„Sie arbeiten stark mit sozialen Bindungen“Experte zu Freikirchen und City-Church

Gert Pickel ist Religionssoziologe an der Uni Leipzig.
Copyright: Gerd Pickel
Bergisch Gladbach – Professor Dr. Gert Pickel ist Professor für Religions- und Kirchensoziologie am Institut für Praktische Theologie an der Universität Leipzig. Alina Bremer hat mit ihm über die City-Church gesprochen.

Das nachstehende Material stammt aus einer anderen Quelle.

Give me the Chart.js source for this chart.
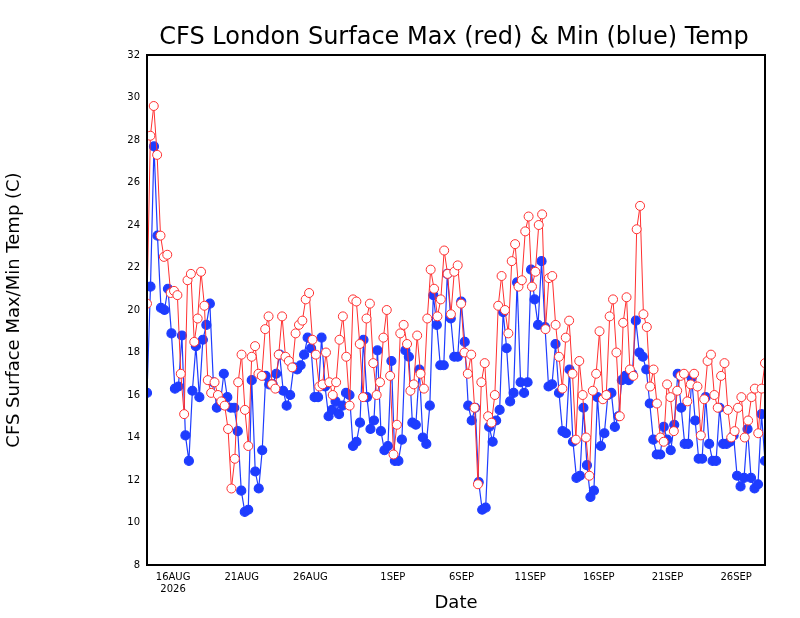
<!DOCTYPE html>
<html><head><meta charset="utf-8">
<script src="https://cdn.jsdelivr.net/npm/chart.js@4"></script>
<style>html,body{margin:0;background:#fff}#c{display:block}</style>
</head><body>
<div style="width:800px;height:618px"><canvas id="c" width="800" height="618"></canvas></div>
<script>
// 6-hourly values, first point ~14 Aug, last ~28 Sep 2026
const maxTemp = [20.3,28.2,29.6,27.3,23.5,22.5,22.6,20.8,20.9,20.7,17.0,15.1,21.4,21.7,18.5,19.6,21.8,20.2,16.7,16.1,16.6,16.0,15.7,15.5,14.4,11.6,13.0,16.6,17.9,15.3,13.6,17.8,18.3,17.0,16.9,19.1,19.7,16.5,16.3,17.9,19.7,17.8,17.6,17.3,18.9,19.3,19.5,20.5,20.8,18.6,17.9,16.4,16.5,18.0,16.6,16.0,16.6,18.6,19.7,17.8,15.5,20.5,20.4,18.4,15.9,19.6,20.3,17.5,16.0,16.6,18.7,20.0,16.9,13.2,14.6,18.9,19.3,18.4,16.2,16.5,18.8,17.0,16.3,19.6,21.9,21.0,19.7,20.5,22.8,21.7,19.8,21.8,22.1,20.3,18.0,17.0,17.9,15.4,11.8,16.6,17.5,15.0,14.7,16.0,20.2,21.6,20.0,18.9,22.3,23.1,21.1,21.4,23.7,24.4,21.1,21.8,24.0,24.5,19.1,21.5,21.6,19.3,17.8,16.3,18.7,19.5,17.0,13.9,17.6,16.0,14.0,12.2,16.2,17.0,19.0,15.8,16.0,19.7,20.5,18.0,15.0,19.4,20.6,17.2,16.9,23.8,24.9,19.8,19.2,16.4,17.2,15.6,14.0,13.8,16.5,15.9,14.3,16.2,16.9,17.0,15.7,16.5,17.0,16.4,14.1,15.8,17.6,17.9,16.0,15.4,16.9,17.5,15.3,14.0,14.3,15.4,15.9,14.0,14.8,15.9,16.3,14.2,16.3,17.5];
const minTemp = [16.1,21.1,27.7,23.5,20.1,20.0,21.0,18.9,16.3,16.4,18.8,14.1,12.9,16.2,18.3,15.9,18.6,19.3,20.3,16.6,15.4,15.6,17.0,15.9,15.4,15.4,14.3,11.5,10.5,10.6,16.7,12.4,11.6,13.4,16.9,16.5,16.5,17.0,17.9,16.2,15.5,16.0,17.3,17.2,17.4,17.9,18.7,18.2,15.9,15.9,18.7,16.4,15.0,15.3,15.7,15.1,15.5,16.1,16.0,13.6,13.8,14.7,18.6,15.9,14.4,14.8,18.1,14.3,13.4,13.6,17.6,12.9,12.9,13.9,18.1,17.8,14.7,14.6,17.2,14.0,13.7,15.5,20.7,19.3,17.4,17.4,21.7,19.6,17.8,17.8,20.4,18.5,15.5,14.8,15.4,11.9,10.6,10.7,14.5,13.8,14.8,15.3,19.9,18.2,15.7,16.1,21.3,16.6,16.1,16.6,21.9,20.5,19.3,22.3,19.2,16.4,16.5,18.4,16.1,14.3,14.2,17.2,13.8,12.1,12.2,15.4,12.7,11.2,11.5,15.9,13.6,14.2,16.0,16.1,14.5,15.0,16.7,16.9,16.7,17.0,19.5,18.0,17.8,17.2,15.6,13.9,13.2,13.2,14.5,13.9,13.4,14.6,17.0,15.4,13.7,13.7,16.8,14.8,13.0,13.0,15.9,13.7,12.9,12.9,15.4,13.7,13.7,13.8,14.1,12.2,11.7,12.1,14.4,12.1,11.6,11.8,15.1,12.9];
// day offsets from 16 Aug 00Z and their labels
const tickDays = [0,5,10,16,21,26,31,36,41];
const tickLabels = [['16AUG','2026'],'21AUG','26AUG','1SEP','6SEP','11SEP','16SEP','21SEP','26SEP'];
const yTicks = [8,10,12,14,16,18,20,22,24,26,28,30,32];
const xStart = -1.9, xEnd = 43.1;

function toPoints(arr) {
  const step = (xEnd - xStart) / (arr.length - 1);
  return arr.map((v, i) => ({ x: xStart + i * step, y: v }));
}

const frame = {
  id: 'frame',
  afterDraw(chart) {
    const { ctx, chartArea: a } = chart;
    ctx.save();
    ctx.strokeStyle = '#000'; ctx.lineWidth = 2;
    ctx.strokeRect(a.left, a.top, a.right - a.left, a.bottom - a.top);
    ctx.fillStyle = '#000';
    ctx.font = '24px "DejaVu Sans"';
    ctx.textAlign = 'center';
    ctx.fillText('CFS London Surface Max (red) & Min (blue) Temp', 454, 44);
    ctx.restore();
  }
};

new Chart(document.getElementById('c'), {
  type: 'scatter',
  data: {
    datasets: [
      { data: toPoints(maxTemp), showLine: true, borderColor: '#ff3030', borderWidth: 1,
        pointRadius: 4.5, pointBackgroundColor: '#fff', pointBorderColor: '#ff3030', pointBorderWidth: 1 },
      { data: toPoints(minTemp), showLine: true, borderColor: '#1e3cff', borderWidth: 1.2,
        pointRadius: 4.5, pointBackgroundColor: '#1e3cff', pointBorderColor: '#1e3cff' }
    ]
  },
  options: {
    responsive: false, animation: false,
    layout: { padding: { top: 55, right: 35, left: 0, bottom: 0 } },
    plugins: { legend: { display: false }, tooltip: { enabled: false } },
    scales: {
      x: {
        type: 'linear', min: xStart, max: xEnd,
        afterBuildTicks: s => { s.ticks = tickDays.map(v => ({ value: v })); },
        afterFit: s => { s.height = 53; },
        grid: { display: false, drawTicks: true, tickLength: 5, tickColor: '#000' },
        border: { display: false },
        ticks: { color: '#000', font: { size: 10, family: 'DejaVu Sans' }, padding: 1, maxRotation: 0,
          callback: (v) => { const i = tickDays.indexOf(v); return i >= 0 ? tickLabels[i] : ''; } },
        title: { display: true, text: 'Date', color: '#000', font: { size: 18, family: 'DejaVu Sans' }, padding: { top: 0 } }
      },
      y: {
        min: 8, max: 32,
        afterBuildTicks: s => { s.ticks = yTicks.map(v => ({ value: v })); },
        afterFit: s => { s.width = 147; },
        grid: { display: false, drawTicks: true, tickLength: 5, tickColor: '#000' },
        border: { display: false },
        ticks: { color: '#000', font: { size: 10, family: 'DejaVu Sans' }, padding: 2 },
        title: { display: true, text: 'CFS Surface Max/Min Temp (C)', color: '#000', font: { size: 18, family: 'DejaVu Sans' }, padding: { bottom: 10 } }
      }
    }
  },
  plugins: [frame]
});
</script>
</body></html>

Wie ist die City-Church einzuordnen?
Sie kann als neue religiöse Gemeinschaft bezeichnet werden. Bei vielen Pfingstkirchen gibt es ein paar Punkte, die man im Auge behalten sollte. Sie wirken sehr modern von außen, durch die Event-orientierte Form, mit der Musik, die gespielt wird, und den Themen, die besprochen werden. Aber im Kern sind sie sehr dogmatisch und konservativ. Sie legen die Bibel wörtlich aus und sind mit modernen Wertestrukturen wie sexueller Vielfalt oder modernen Rollenbildern nicht zu vereinbaren. Viele Pfingstkirchen koppeln sich von der Außenwelt ab, um ihre Mitglieder nicht zu verlieren. Sie arbeiten stark mit engen sozialen Bindungen. Das wird dann nicht nur auf den Gottesdienst beschränkt, sondern es passiert noch sehr viel drum herum, wie die Life Groups der City-Church. Alle sozialen Bindungen sollen sich auf die Gruppe konzentrieren. Das mag für viele Teilnehmende auch positiv sein, weil sie ihre Probleme mit Gleichgesinnten besprechen können. Aber starke Bindungskraft heißt auch starke Kontrolle. Das baut einen Druckfaktor auf und sorgt für einen Automatismus, der einen immer weiter in die Strukturen der Gemeinde reinzieht. Dadurch wird es sehr schwierig, sich wieder zu distanzieren.
Was macht Freikirchen so attraktiv?
Vor allem das soziale Element und die moderne äußere Form. Man schaut sich das ein paar Mal an, die Bindung wird enger, man identifiziert sich mehr und mehr mit den Werten. Und dann passiert das, was man niemals für möglich gehalten hätte: Man ist konservativ. Dazu kommt eine Erziehung hin zu einem bestimmten Glaubensmodell. Bei der City-Church sind das zum Beispiel die Alpha-Kurse, in denen Menschen, die noch nicht so gläubig sind, eine bestimmte religiöse Vorstellung auferlegt wird. Die sozialen Bindungen sorgen für eine starke Selbstverpflichtung. Bei der City-Church entsteht diese zum Beispiel dadurch, das alles von Herzen kommen soll. Wer weniger gibt, hat also ein kleineres Herz. Wenn man einen Menschen von außen verpflichten möchte, ist das schwierig. Aber wenn er sich selbst verpflichtet, ist er sehr viel strenger mit sich. So erklären sich auch die hohen Spenden. Dass diese erwartet werden, wird ganz offen kommuniziert. Mit Menschen, die sich davon abschrecken lassen, wollen sie nichts zu tun haben. Und die anderen lassen sich durch die soziale Bindung von den hohen Summen nicht abschrecken. Sie möchten die Gruppe nicht enttäuschen und sehen die hohen Summen als gegeben an.
Das könnte Sie auch interessieren:
Sehen Sie eine Gefahr für die etablierten Kirchen durch die freien Kirchen ?
Die Freikirchen haben weltweit einen deutlichen Zulauf, in Deutschland ist der vergleichsweise noch relativ klein. Außerdem ist die Bandbreite bei uns sehr groß, deswegen ist das noch nicht problematisch. Bedenklich ist, dass sie entgegen der modernen Werte-Entwicklung stehen. Die Volkskirchen halten nicht Schritt mit der immer schneller werdenden Entwicklung der Gesellschaft, während der Druck auf sie steigt. Gerade die Mitglieder der katholischen Kirche sind im Kern zutiefst erschüttert. Aber Raum für Entwicklungen ist immer da. Es gibt gute Modernisierungsmöglichkeiten. Ich rate allen Volkskirchen, neben modernen Inhalten auf zwei Standbeine zu setzen: Zum einen auf den Aspekt der sozialen Bindungen. Zum anderen sind Kirchen immer dann besonders beliebt, wenn sie Benachteiligten helfen. Gottesdienste, zu denen die Leute nur gehen, weil sie gläubig sind, funktionieren nicht mehr.